C’est un constat partagé : la remise en liberté de détenus condamnés pour des faits de nature terroriste, potentiellement toujours radicalisés en dépit du travail réalisé, appelle une réponse forte et efficace. Il est de notre devoir de mettre tout en œuvre pour garantir, dans le respect de notre État de droit, la sécurité de nos concitoyens.

Le Gouvernement s’y est déjà attaché dans le cadre du dispositif issu de la loi SILT du 30 octobre 2017, qui a ouvert la possibilité de soumettre les individus sortant de détention à une mesure individuelle de contrôle administratif et de surveillance (Micas). Le projet de loi relatif à la prévention d’actes de terrorisme et au renseignement, dit SILT 2 – il est actuellement en débat à l’Assemblée nationale et votre assemblée en discutera prochainement –, prévoit ainsi de pérenniser ces mesures administratives qui ont fait la preuve irréfutable de leur efficacité.

Pour autant, les conditions de la soumission à un nouveau régime judiciaire restrictif de liberté des personnes qui ont déjà purgé leur peine doit appeler à la plus grande vigilance. C’est le sens de la décision du Conseil constitutionnel, rendue en août dernier, portant sur la proposition de loi instaurant des mesures de sûreté à l’encontre des auteurs d’infractions terroristes à l’issue de leur peine.

Nul besoin de rappeler que ce texte s’inscrivait déjà dans la volonté commune qui nous réunit aujourd’hui d’apporter une solution à la nouvelle menace des sortants de prison condamnés pour terrorisme.

Si, à la suite de cette censure, le travail de réécriture du Sénat doit être salué, il ne nous paraît pas suffisant pour parer à toutes les critiques alors formulées par le Conseil constitutionnel.

Il ne saurait en effet être question d’instaurer ou de laisser penser que nous sommes prêts à instaurer une quelconque forme de justice prédictive : celle-ci est la négation de l’idée même de justice puisqu’elle revient à condamner sur un simple soupçon. Le respect de nos valeurs impose, à mon sens, que le régime applicable aux détenus terroristes neutralise leur éventuelle dangerosité.

C’est à l’aune de ces considérations que le Gouvernement souhaite la création, au sein du projet de loi SILT 2, d’une « mesure judiciaire de prévention de la récidive terroriste et de réinsertion ». Celle-ci permettra d’assujettir le condamné à un suivi au moyen d’obligations et d’interdictions à vocation essentiellement sociale.

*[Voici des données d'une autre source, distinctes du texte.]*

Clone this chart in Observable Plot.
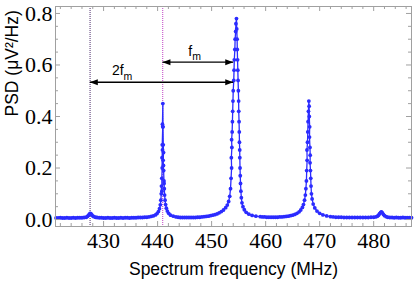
<!DOCTYPE html>
<html><head><meta charset="utf-8">
<script src="https://cdn.jsdelivr.net/npm/d3@7"></script>
<script src="https://cdn.jsdelivr.net/npm/@observablehq/plot@0.6"></script>
<style>body{margin:0;background:#fff}#chart{width:415px;height:286px}</style>
</head><body><div id="chart"></div>
<script>
// [frequency MHz, PSD µV²/Hz]
const base1 = [[421.2,.006],[421.6,.006],[422.0,.007],[422.4,.006],[422.8,.006],[423.2,.007],[423.6,.006],[424.0,.006],[424.4,.007],[424.8,.006],[425.2,.007],[425.6,.007],[426.0,.007]];
const peakA = [[426.4,.008],[426.8,.009],[427.0,.012],[427.2,.016],[427.35,.020],[427.5,.024],[427.65,.023],[427.8,.019],[428.0,.014],[428.2,.011],[428.5,.009],[428.8,.008]];
const base2 = [[429.2,.007],[429.6,.007],[430.0,.006],[430.4,.006],[430.8,.007],[431.2,.006],[431.6,.006],[432.0,.007],[432.4,.006],[432.8,.006],[433.2,.007],[433.6,.006],[434.0,.007],[434.4,.007],[434.8,.006],[435.2,.007],[435.6,.007],[436.0,.007],[436.4,.008],[436.8,.008],[437.2,.008],[437.6,.009]];
const peakB = [[438.0,.009],[438.4,.010],[438.8,.012],[439.2,.014],[439.6,.018],[439.9,.023],[440.15,.031],[440.35,.042],[440.5,.057],[440.6,.075],[440.68,.10],[440.72,.13],[440.8,.11],[440.78,.16],[440.85,.20],[440.82,.24],[440.9,.27],[440.86,.29],[440.95,.36],[440.9,.37],[440.97,.45],[441.0,.36],[441.05,.29],[441.1,.26],[441.03,.23],[441.12,.19],[441.08,.21],[441.18,.15],[441.24,.12],[441.2,.14],[441.3,.095],[441.38,.075],[441.48,.058],[441.62,.044],[441.8,.033],[442.05,.024],[442.4,.017],[442.9,.013],[443.4,.010]];
const base3 = [[443.8,.009],[444.2,.008],[444.6,.008],[445.0,.008],[445.4,.008],[445.8,.008],[446.2,.008],[446.6,.008],[447.0,.008],[447.4,.009],[447.8,.009],[448.2,.010],[448.6,.011]];
const peakC = [[449.0,.012],[449.4,.013],[449.8,.015],[450.2,.017],[450.6,.019],[451.0,.022],[451.4,.026],[451.8,.031],[452.2,.037],[452.6,.046],[452.9,.056],[453.15,.07],[453.35,.09],[453.5,.12],[453.6,.16],[453.7,.20],[453.65,.24],[453.75,.28],[453.7,.31],[453.8,.34],[453.85,.38],[453.9,.42],[453.95,.46],[454.0,.50],[454.1,.54],[454.15,.58],[454.2,.62],[454.3,.66],[454.35,.70],[454.45,.73],[454.5,.76],[454.6,.78],[454.65,.74],[454.72,.70],[454.75,.66],[454.8,.62],[454.85,.58],[454.9,.54],[454.95,.50],[455.0,.46],[455.02,.42],[455.08,.38],[455.12,.34],[455.15,.30],[455.2,.27],[455.22,.24],[455.26,.20],[455.3,.17],[455.35,.14],[455.42,.11],[455.5,.085],[455.62,.065],[455.8,.05],[456.05,.038],[456.4,.028],[456.9,.021],[457.5,.016],[458.2,.013],[459.0,.011]];
const base4 = [[459.4,.010],[459.8,.010],[460.2,.009],[460.6,.009],[461.0,.009],[461.4,.009],[461.8,.009],[462.2,.009],[462.6,.010],[463.0,.010],[463.4,.011],[463.8,.012]];
const peakD = [[464.2,.013],[464.6,.015],[465.0,.017],[465.4,.02],[465.8,.024],[466.2,.03],[466.5,.037],[466.8,.047],[467.0,.058],[467.2,.075],[467.35,.095],[467.45,.12],[467.55,.15],[467.6,.19],[467.68,.23],[467.65,.27],[467.75,.30],[467.8,.34],[467.85,.38],[467.92,.42],[468.0,.46],[468.05,.44],[468.08,.40],[468.15,.36],[468.12,.32],[468.2,.28],[468.25,.25],[468.22,.22],[468.3,.19],[468.35,.16],[468.4,.13],[468.48,.10],[468.6,.08],[468.8,.06],[469.1,.045],[469.5,.033],[470.0,.024],[470.6,.018],[471.3,.014],[472.0,.011]];
const base5 = [[472.5,.010],[473.0,.009],[473.5,.009],[474.0,.009],[474.5,.008],[475.0,.008],[475.5,.008],[476.0,.008],[476.5,.008],[477.0,.008],[477.5,.008],[478.0,.008],[478.5,.008],[479.0,.008],[479.5,.009],[480.0,.009]];
const peakE = [[480.4,.010],[480.7,.013],[480.9,.017],[481.1,.023],[481.3,.028],[481.45,.030],[481.6,.026],[481.8,.020],[482.0,.015],[482.3,.011],[482.6,.009]];
const base6 = [[483.0,.008],[483.4,.008],[483.8,.007],[484.2,.008],[484.6,.007],[485.0,.007],[485.4,.008],[485.8,.007],[486.2,.007],[486.6,.007],[487.0,.007]];

const xTicks = [430, 440, 450, 460, 470, 480];
const xMinor = [422,424,426,428,432,434,436,438,442,444,446,448,452,454,456,458,462,464,466,468,472,474,476,478,482,484,486];
const yTicks = [0, 0.2, 0.4, 0.6, 0.8];
const yMinor = [0.05,0.1,0.15,0.25,0.3,0.35,0.45,0.5,0.55,0.65,0.7,0.75];
const refLines = [{f: 427.5, color: "#4a2a6a"}, {f: 440.95, color: "#c040c4"}];
const arrows = [{x1: 440.9, x2: 454.0, y: 0.611}, {x1: 427.45, x2: 454.0, y: 0.533}];
const annots = [{x: 446.4, y: 0.654, main: "f", sub: "m"}, {x: 433.7, y: 0.577, main: "2f", sub: "m"}];
const xLabel = "Spectrum frequency (MHz)";
const yLabel = "PSD (μV²/Hz)";

const spectrum = [...base1, ...peakA, ...base2, ...peakB, ...base3, ...peakC, ...base4, ...peakD, ...base5, ...peakE, ...base6]
  .map(([f, p]) => ({f, p}));

const W = 415, H = 286, mL = 55, mR = 4, mT = 6, mB = 60;
const iw = W - mL - mR, ih = H - mT - mB;
const frameCol = "#a0a0a0";
const blue = "#2b2bff";
const headShape = {draw(ctx) { ctx.moveTo(0, 0); ctx.lineTo(-8, -3); ctx.lineTo(-8, 3); ctx.closePath(); }};

const chart = Plot.plot({
  width: W, height: H,
  marginLeft: mL, marginRight: mR, marginTop: mT, marginBottom: mB,
  x: {domain: [421.1, 487.0]},
  y: {domain: [-0.027, 0.827]},
  style: {background: "#fff", color: "#000"},
  marks: [
    Plot.ruleX(refLines, {x: "f", stroke: "color", strokeWidth: 1, strokeDasharray: "1,1"}),
    Plot.line(spectrum, {x: "f", y: "p", stroke: blue, strokeWidth: 1.3}),
    Plot.dot(spectrum, {x: "f", y: "p", r: 1.9, fill: blue, stroke: "none"}),
    Plot.frame({stroke: frameCol}),
    Plot.tickX(xTicks, {x: d => d, insetTop: ih - 5, stroke: frameCol}),
    Plot.tickX(xMinor, {x: d => d, insetTop: ih - 3, stroke: frameCol}),
    Plot.tickX(xTicks, {x: d => d, insetBottom: ih - 5, stroke: frameCol}),
    Plot.tickX(xMinor, {x: d => d, insetBottom: ih - 3, stroke: frameCol}),
    Plot.tickY(yTicks, {y: d => d, insetRight: iw - 5, stroke: frameCol}),
    Plot.tickY(yMinor, {y: d => d, insetRight: iw - 3, stroke: frameCol}),
    Plot.tickY(yTicks, {y: d => d, insetLeft: iw - 5, stroke: frameCol}),
    Plot.tickY(yMinor, {y: d => d, insetLeft: iw - 3, stroke: frameCol}),
    Plot.axisX(xTicks, {anchor: "bottom", tickSize: 0, tickPadding: 6, fontSize: 22, fontFamily: "Liberation Serif", label: null}),
    Plot.axisY(yTicks, {anchor: "left", tickSize: 0, tickPadding: 3, fontSize: 22, fontFamily: "Liberation Serif", tickFormat: d => d.toFixed(1), label: null}),
    Plot.text([xLabel], {text: d => d, frameAnchor: "bottom", dy: 48, fontSize: 17.5, fontFamily: "Liberation Sans", fill: "#000"}),
    Plot.text([yLabel], {text: d => d, frameAnchor: "left", dx: -43.6, rotate: -90, fontSize: 17.5, fontFamily: "Liberation Sans", fill: "#000"}),
    Plot.link(arrows, {x1: "x1", x2: "x2", y1: "y", y2: "y", stroke: "#000", strokeWidth: 1.3}),
    Plot.dot(arrows, {x: "x2", y: "y", symbol: headShape, r: 1, fill: "#000", stroke: "none"}),
    Plot.dot(arrows, {x: "x1", y: "y", symbol: headShape, r: 1, rotate: 180, fill: "#000", stroke: "none"}),
    Plot.text(annots, {x: "x", y: "y", text: "main", textAnchor: "end", fontSize: 14, fontFamily: "Liberation Sans", fill: "#000"}),
    Plot.text(annots, {x: "x", y: "y", text: "sub", textAnchor: "start", dy: 6, fontSize: 10.5, fontFamily: "Liberation Sans", fill: "#000"})
  ]
});
document.getElementById("chart").appendChild(chart);
</script>
</body></html>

Le projet défendu par le Gouvernement, qui sera bientôt examiné au Sénat, assure l’articulation entre le dispositif administratif – la surveillance – et le dispositif judiciaire.

En ce qu’elle prévoit la création d’une mesure de sûreté judiciaire, la proposition de loi du président Buffet vise des objectifs comparables. Toutefois, certaines des obligations et interdictions auxquelles peuvent être astreintes les personnes concernées sont similaires ou voisines de celles qui sont prévues par les Micas, comme l’interdiction de paraître dans certains lieux ou de fréquenter certaines personnes.

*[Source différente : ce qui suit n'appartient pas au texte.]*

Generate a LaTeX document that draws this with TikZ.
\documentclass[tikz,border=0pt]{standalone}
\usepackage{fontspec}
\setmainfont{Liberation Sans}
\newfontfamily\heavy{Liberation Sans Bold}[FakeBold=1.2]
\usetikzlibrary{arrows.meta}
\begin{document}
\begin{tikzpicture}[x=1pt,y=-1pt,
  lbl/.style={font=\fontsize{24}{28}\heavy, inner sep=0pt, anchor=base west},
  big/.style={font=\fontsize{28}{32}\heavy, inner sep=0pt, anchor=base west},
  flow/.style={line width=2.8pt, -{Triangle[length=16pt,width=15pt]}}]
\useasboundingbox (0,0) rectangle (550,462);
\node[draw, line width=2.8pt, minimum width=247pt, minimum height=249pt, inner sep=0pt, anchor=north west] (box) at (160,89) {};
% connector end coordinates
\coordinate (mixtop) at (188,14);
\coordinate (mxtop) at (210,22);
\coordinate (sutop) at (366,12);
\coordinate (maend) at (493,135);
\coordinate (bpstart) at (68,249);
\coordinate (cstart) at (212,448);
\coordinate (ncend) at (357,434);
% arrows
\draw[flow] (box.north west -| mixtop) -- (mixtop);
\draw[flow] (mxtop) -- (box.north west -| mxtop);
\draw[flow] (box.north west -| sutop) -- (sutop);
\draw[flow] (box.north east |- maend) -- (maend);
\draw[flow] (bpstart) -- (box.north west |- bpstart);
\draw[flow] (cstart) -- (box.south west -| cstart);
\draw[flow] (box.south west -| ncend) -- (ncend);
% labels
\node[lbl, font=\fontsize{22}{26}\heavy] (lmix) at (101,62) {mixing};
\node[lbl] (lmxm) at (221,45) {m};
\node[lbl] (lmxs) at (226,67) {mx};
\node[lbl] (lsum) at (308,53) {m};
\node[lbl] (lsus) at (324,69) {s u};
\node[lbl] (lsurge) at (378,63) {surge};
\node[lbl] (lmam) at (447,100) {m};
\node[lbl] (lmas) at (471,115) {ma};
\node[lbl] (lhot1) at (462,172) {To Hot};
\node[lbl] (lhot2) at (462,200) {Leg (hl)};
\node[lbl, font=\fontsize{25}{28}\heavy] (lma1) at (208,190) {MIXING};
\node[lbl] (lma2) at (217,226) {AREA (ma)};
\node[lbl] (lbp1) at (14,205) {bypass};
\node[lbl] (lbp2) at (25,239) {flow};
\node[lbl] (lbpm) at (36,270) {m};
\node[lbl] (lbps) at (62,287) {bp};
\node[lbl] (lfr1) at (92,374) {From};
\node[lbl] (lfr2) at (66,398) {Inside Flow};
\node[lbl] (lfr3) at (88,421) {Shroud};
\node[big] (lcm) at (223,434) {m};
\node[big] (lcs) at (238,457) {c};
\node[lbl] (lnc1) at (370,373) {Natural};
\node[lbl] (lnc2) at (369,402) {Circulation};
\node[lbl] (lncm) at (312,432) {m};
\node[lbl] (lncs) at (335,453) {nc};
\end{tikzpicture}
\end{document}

Une telle superposition paraît de nature à fragiliser la légalité des Micas prononcées à l’encontre des mêmes personnes, alors que ces mesures permettent précisément le prononcé d’obligations plus rigoureuses encore.

D’une manière générale, le Gouvernement considère que la superposition de dispositifs de sûreté différents, sous la responsabilité d’autorités différentes, susceptibles d’être appliqués à des mêmes fins et aux mêmes personnes, en prévoyant des prescriptions similaires ou identiques, crée une complexité qui nuit à l’efficacité de l’action de l’État pris dans ses fonctions administratives et judiciaires.

Enfin, il convient de rappeler que les mesures de sûreté doivent respecter le principe résultant de l’article IX de la Déclaration de 1789, selon lequel la liberté ne saurait être entravée par une rigueur non nécessaire. Il incombe au législateur d’assurer la conciliation entre, d’une part, la prévention des atteintes à l’ordre public nécessaire à la sauvegarde de droits et principes de valeur constitutionnelle, et, d’autre part, l’exercice des libertés constitutionnellement garanties.

Comme je l’ai indiqué, le Conseil constitutionnel, dans sa décision du 7 août 2020, a rappelé la vigilance qui doit être celle du législateur sur le caractère adapté, nécessaire et proportionné de mesures restrictives de liberté lorsqu’elles sont imposées à des personnes ayant purgé leur peine.

Or, précisément, certaines des dispositions de la présente proposition de loi, en particulier les conditions de renouvellement de la mesure de sûreté, ne semblent pas répondre aux exigences constitutionnelles rappelées par le Conseil constitutionnel. Elles laissent craindre une nouvelle censure, qui doit absolument être évitée pour qu’enfin puisse être mis en place le nécessaire suivi des sortants de prison condamnés pour terrorisme.

Nous sommes juridiquement sur une ligne de crête. Il appartient ainsi au législateur de prendre des mesures qui permettent d’assurer la protection des Français, tout en veillant à ne pas adopter des mesures qui ne seraient pas strictement nécessaires. C’est cette proposition qu’a formulée le Gouvernement à l’article 5 du projet de loi SILT 2.

En conclusion, je ne peux, mesdames, messieurs les sénateurs, que saluer l’objectif de cette proposition de loi en ce qu’il rejoint l’engagement du Gouvernement dans la lutte contre le terrorisme ; il confirme la détermination du Sénat en la matière.

Je luis préfère toutefois la version gouvernementale qui vous sera présentée le mois prochain : elle sera plus à même de répondre aux exigences constitutionnelles désormais clairement établies.